横田:キューアノンというのは民主党が子どもの人身売買をしていて、それを救うのはトランプであるという話です。2017年くらいから出てきました。集会に行くと胸にQという文字を入れていたんですけども、最近は入れてないですね。まあ相当ネガティブにメインのメディアはとらえますので、彼らにキューアノンのことを取材しようとするとガードが上がりますよね。

速水:キューアノンは人身売買に裏側で民主党が関わっているんだという陰謀論なんですが、こういう問題にトランプ本人がたちち向かっているんだということは全然ないわけですよね。トランプ自身もそんなこと言ってないですよね。

横田:人身売買の禁止にいくつか尽力したことはあるんですが、それはどの政権もやっているのと同じで、別にトランプがやっているというわけではなく、陰謀論者がこの話を作り上げたということですね。

速水:これを信じている人たちというのはどんな人たちなんでしょうか。

横田:トランプの支持者というのは9割が白人なので、この人たちもほとんど白人なんですけれども、実際に会ってみると普通なんです。だけどその人のフェイスブックを見ると、びっくりするような情報が書いてあるんです。例えばブラジャーのタグには GPS が付いていて、あなたを追跡できるようになっているから、今すぐタグを切りなさいみたいなことを言うわけですよ。どうしてこのキューアノンが問題になるかというと、トランプがもし負けた場合に、この人達が何か国内でよからぬ事を起こすんじゃないかということが懸念されているからです。
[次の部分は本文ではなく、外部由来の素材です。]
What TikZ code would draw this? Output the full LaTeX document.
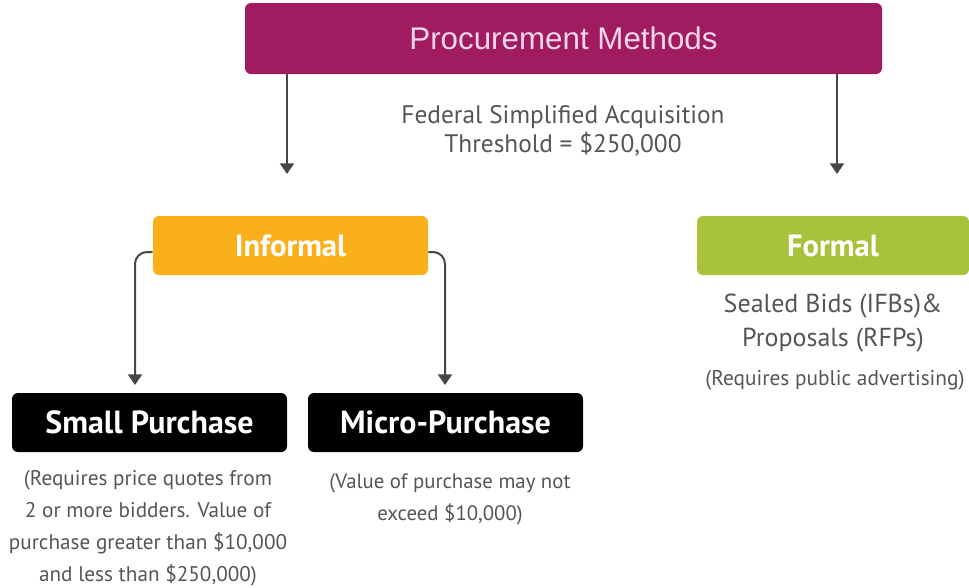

速水:ちょっとにわかに信じられないような事なんですけど、これはツイッターでそういう発言をしていて、日常の会話の中でそういうことばっかり言っている人たちでは決してないということですよね。

横田:そうですね。決して情報弱者とかそういう話ではなくて、アメリカの特殊なニュースサイトの中でそういう話にはまってしまった人たちというような感じですかね。

速水:キューアノンを陰謀論だということではない方向で論じるメディアもあるんですか。
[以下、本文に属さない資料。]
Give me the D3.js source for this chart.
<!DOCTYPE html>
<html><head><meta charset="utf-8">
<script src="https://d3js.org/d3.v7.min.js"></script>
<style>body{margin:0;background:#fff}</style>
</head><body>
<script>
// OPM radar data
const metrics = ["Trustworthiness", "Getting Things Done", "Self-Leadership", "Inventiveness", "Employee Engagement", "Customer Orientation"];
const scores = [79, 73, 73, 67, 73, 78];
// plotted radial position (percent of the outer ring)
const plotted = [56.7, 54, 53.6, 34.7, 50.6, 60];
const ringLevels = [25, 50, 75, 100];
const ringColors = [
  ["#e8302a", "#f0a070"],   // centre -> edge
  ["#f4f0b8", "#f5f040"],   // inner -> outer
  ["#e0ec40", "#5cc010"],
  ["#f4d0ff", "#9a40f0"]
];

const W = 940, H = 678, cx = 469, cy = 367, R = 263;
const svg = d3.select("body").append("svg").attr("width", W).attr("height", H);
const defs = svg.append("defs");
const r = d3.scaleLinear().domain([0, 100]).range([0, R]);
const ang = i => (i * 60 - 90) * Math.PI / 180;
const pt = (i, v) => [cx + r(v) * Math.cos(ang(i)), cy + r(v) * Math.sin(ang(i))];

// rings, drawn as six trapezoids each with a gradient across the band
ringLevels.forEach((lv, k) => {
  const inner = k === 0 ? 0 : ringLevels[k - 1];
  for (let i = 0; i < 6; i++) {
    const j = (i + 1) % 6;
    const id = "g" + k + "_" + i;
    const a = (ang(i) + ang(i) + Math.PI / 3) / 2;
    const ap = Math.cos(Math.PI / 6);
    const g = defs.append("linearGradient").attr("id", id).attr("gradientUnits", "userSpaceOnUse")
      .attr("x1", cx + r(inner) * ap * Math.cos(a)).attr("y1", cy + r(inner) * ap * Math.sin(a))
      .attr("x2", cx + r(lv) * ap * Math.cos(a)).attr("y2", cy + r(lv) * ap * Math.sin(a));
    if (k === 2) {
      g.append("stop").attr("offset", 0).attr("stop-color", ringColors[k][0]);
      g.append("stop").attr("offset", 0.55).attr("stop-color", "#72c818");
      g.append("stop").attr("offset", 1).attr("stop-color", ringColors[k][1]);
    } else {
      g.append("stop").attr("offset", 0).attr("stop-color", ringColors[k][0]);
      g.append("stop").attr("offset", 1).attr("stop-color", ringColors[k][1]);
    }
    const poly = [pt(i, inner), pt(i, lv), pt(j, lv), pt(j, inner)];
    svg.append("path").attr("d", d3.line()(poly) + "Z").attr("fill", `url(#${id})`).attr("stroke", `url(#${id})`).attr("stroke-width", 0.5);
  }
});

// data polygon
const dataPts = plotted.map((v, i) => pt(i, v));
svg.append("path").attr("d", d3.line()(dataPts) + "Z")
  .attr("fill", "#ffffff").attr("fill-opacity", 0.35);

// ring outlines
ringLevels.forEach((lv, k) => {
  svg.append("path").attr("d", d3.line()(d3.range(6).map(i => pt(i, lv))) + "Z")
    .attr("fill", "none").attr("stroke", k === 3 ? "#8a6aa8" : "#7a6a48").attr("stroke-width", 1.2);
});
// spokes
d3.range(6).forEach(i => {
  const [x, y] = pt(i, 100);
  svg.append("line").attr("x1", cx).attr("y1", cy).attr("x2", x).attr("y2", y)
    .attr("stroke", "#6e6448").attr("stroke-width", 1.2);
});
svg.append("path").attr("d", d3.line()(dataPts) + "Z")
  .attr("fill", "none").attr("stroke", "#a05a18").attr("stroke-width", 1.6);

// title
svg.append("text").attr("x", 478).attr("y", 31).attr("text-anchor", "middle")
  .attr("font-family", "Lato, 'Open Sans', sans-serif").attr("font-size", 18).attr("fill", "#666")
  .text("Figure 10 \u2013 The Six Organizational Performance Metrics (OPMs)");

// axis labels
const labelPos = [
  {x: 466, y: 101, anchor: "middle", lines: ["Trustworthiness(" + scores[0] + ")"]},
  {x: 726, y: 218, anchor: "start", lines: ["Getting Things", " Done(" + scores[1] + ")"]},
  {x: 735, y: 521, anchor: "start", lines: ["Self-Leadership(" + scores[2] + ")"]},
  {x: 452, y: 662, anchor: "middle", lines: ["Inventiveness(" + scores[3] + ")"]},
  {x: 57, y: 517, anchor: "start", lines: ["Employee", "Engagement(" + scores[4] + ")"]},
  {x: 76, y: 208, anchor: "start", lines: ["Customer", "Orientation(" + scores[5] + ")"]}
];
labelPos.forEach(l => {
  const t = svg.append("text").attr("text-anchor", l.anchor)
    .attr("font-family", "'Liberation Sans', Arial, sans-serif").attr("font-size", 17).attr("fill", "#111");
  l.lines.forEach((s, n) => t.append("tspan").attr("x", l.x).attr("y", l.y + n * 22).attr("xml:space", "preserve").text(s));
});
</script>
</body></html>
横田:例えば保守系のフォックス・ニュースとかは「キューアノン」という言葉は使わないですね。キューアノンという言葉自体にネガティブな意味合いが含まれているので、人身売買はいかんよねという話で言ってくるんだけれども、キューアノンをサポートしているニュースに過ぎないということですね。


大統領選挙の勝敗は?

速水:なるほどメディアが後押ししている部分もこれありそうですね。最後の質問ですが、大統領選の行方って今後どうなりそうでしょうか。

横田:今のままでは8~9割方バイデンが勝つでしょう。今全国的には8ポイントから10ポイントぐらいまで差は広がっています。このままで行くと 大差で勝つバイデンが勝つということもありうるんじゃないかと思ってます。

速水:わかりました。今夜は大統領選挙直前のアメリカから、ジャーナリスト横田増生さんに伝えて頂きました。ありがとうございました。